• [Material]
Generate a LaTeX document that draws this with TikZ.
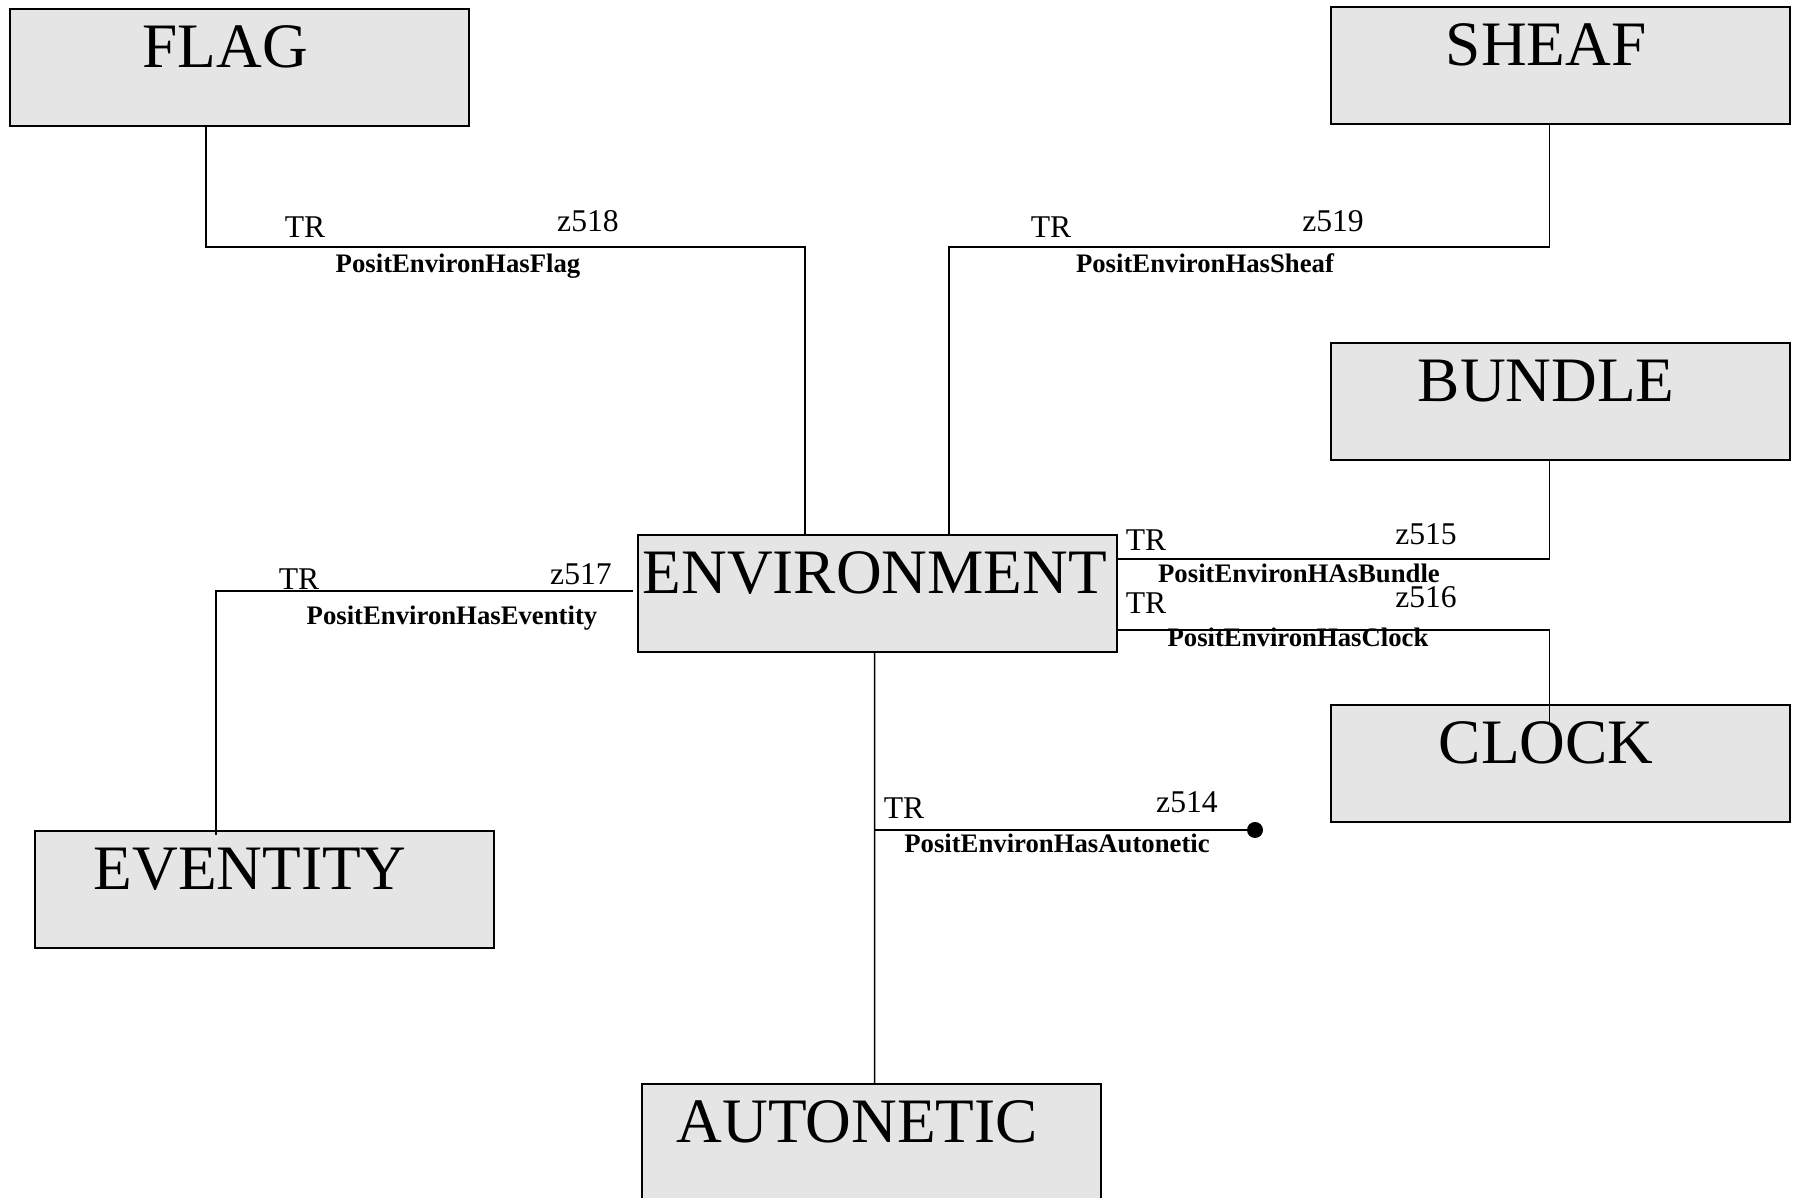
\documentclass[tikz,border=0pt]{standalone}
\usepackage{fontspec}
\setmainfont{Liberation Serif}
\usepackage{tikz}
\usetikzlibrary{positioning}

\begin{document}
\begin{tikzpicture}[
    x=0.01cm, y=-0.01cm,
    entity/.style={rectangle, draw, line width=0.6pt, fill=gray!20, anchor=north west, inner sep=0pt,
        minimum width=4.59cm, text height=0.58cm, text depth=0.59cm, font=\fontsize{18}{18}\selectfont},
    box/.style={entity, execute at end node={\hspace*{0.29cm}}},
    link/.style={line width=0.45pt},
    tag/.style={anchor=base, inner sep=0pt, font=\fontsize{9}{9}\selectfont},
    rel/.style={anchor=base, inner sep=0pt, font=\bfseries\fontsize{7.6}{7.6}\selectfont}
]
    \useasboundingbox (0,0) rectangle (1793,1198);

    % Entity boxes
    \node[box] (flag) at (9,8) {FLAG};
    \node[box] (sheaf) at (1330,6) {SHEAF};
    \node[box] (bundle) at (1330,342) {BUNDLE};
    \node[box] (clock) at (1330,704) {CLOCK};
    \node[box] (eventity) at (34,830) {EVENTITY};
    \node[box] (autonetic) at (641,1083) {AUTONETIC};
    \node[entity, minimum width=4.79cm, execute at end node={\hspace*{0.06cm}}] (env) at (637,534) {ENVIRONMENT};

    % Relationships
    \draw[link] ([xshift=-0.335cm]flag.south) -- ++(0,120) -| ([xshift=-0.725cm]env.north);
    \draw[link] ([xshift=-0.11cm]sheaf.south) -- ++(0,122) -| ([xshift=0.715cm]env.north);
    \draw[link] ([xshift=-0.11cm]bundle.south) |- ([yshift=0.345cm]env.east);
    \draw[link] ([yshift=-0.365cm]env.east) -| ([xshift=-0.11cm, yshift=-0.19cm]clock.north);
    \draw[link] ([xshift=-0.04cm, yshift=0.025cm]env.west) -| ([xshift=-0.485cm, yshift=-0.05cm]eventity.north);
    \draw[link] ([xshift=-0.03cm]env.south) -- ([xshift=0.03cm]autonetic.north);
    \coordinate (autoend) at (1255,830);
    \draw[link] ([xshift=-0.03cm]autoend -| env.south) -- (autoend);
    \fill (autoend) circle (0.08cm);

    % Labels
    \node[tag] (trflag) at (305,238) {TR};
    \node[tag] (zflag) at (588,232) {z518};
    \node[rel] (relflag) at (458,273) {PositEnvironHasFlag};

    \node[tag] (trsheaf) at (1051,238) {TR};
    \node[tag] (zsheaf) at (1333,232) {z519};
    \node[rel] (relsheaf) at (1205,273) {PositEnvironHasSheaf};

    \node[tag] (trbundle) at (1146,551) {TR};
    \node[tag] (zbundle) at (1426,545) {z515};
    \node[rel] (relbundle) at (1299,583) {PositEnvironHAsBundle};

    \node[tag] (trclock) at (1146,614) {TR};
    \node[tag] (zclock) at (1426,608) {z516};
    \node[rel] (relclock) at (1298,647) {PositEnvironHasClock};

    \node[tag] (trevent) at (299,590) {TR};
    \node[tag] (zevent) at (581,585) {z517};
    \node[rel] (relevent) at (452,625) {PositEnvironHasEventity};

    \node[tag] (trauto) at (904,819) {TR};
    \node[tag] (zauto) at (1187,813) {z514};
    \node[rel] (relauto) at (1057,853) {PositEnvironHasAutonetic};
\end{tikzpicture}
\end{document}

• [Task directions]
Images in the data above are to be skipped. Retype all other material exactly.

• [Result of the exercise]
Generate a LaTeX document that draws this with TikZ.
\documentclass[tikz,border=0pt]{standalone}
\usepackage{fontspec}
\setmainfont{Liberation Serif}
\usepackage{tikz}
\usetikzlibrary{positioning}

\begin{document}
\begin{tikzpicture}[
    x=0.01cm, y=-0.01cm,
    entity/.style={rectangle, draw, line width=0.6pt, fill=gray!20, anchor=north west, inner sep=0pt,
        minimum width=4.59cm, text height=0.58cm, text depth=0.59cm, font=\fontsize{18}{18}\selectfont},
    box/.style={entity, execute at end node={\hspace*{0.29cm}}},
    link/.style={line width=0.45pt},
    tag/.style={anchor=base, inner sep=0pt, font=\fontsize{9}{9}\selectfont},
    rel/.style={anchor=base, inner sep=0pt, font=\bfseries\fontsize{7.6}{7.6}\selectfont}
]
    \useasboundingbox (0,0) rectangle (1793,1198);

    % Entity boxes
    \node[box] (flag) at (9,8) {FLAG};
    \node[box] (sheaf) at (1330,6) {SHEAF};
    \node[box] (bundle) at (1330,342) {BUNDLE};
    \node[box] (clock) at (1330,704) {CLOCK};
    \node[box] (eventity) at (34,830) {EVENTITY};
    \node[box] (autonetic) at (641,1083) {AUTONETIC};
    \node[entity, minimum width=4.79cm, execute at end node={\hspace*{0.06cm}}] (env) at (637,534) {ENVIRONMENT};

    % Relationships
    \draw[link] ([xshift=-0.335cm]flag.south) -- ++(0,120) -| ([xshift=-0.725cm]env.north);
    \draw[link] ([xshift=-0.11cm]sheaf.south) -- ++(0,122) -| ([xshift=0.715cm]env.north);
    \draw[link] ([xshift=-0.11cm]bundle.south) |- ([yshift=0.345cm]env.east);
    \draw[link] ([yshift=-0.365cm]env.east) -| ([xshift=-0.11cm, yshift=-0.19cm]clock.north);
    \draw[link] ([xshift=-0.04cm, yshift=0.025cm]env.west) -| ([xshift=-0.485cm, yshift=-0.05cm]eventity.north);
    \draw[link] ([xshift=-0.03cm]env.south) -- ([xshift=0.03cm]autonetic.north);
    \coordinate (autoend) at (1255,830);
    \draw[link] ([xshift=-0.03cm]autoend -| env.south) -- (autoend);
    \fill (autoend) circle (0.08cm);

    % Labels
    \node[tag] (trflag) at (305,238) {TR};
    \node[tag] (zflag) at (588,232) {z518};
    \node[rel] (relflag) at (458,273) {PositEnvironHasFlag};

    \node[tag] (trsheaf) at (1051,238) {TR};
    \node[tag] (zsheaf) at (1333,232) {z519};
    \node[rel] (relsheaf) at (1205,273) {PositEnvironHasSheaf};

    \node[tag] (trbundle) at (1146,551) {TR};
    \node[tag] (zbundle) at (1426,545) {z515};
    \node[rel] (relbundle) at (1299,583) {PositEnvironHAsBundle};

    \node[tag] (trclock) at (1146,614) {TR};
    \node[tag] (zclock) at (1426,608) {z516};
    \node[rel] (relclock) at (1298,647) {PositEnvironHasClock};

    \node[tag] (trevent) at (299,590) {TR};
    \node[tag] (zevent) at (581,585) {z517};
    \node[rel] (relevent) at (452,625) {PositEnvironHasEventity};

    \node[tag] (trauto) at (904,819) {TR};
    \node[tag] (zauto) at (1187,813) {z514};
    \node[rel] (relauto) at (1057,853) {PositEnvironHasAutonetic};
\end{tikzpicture}
\end{document}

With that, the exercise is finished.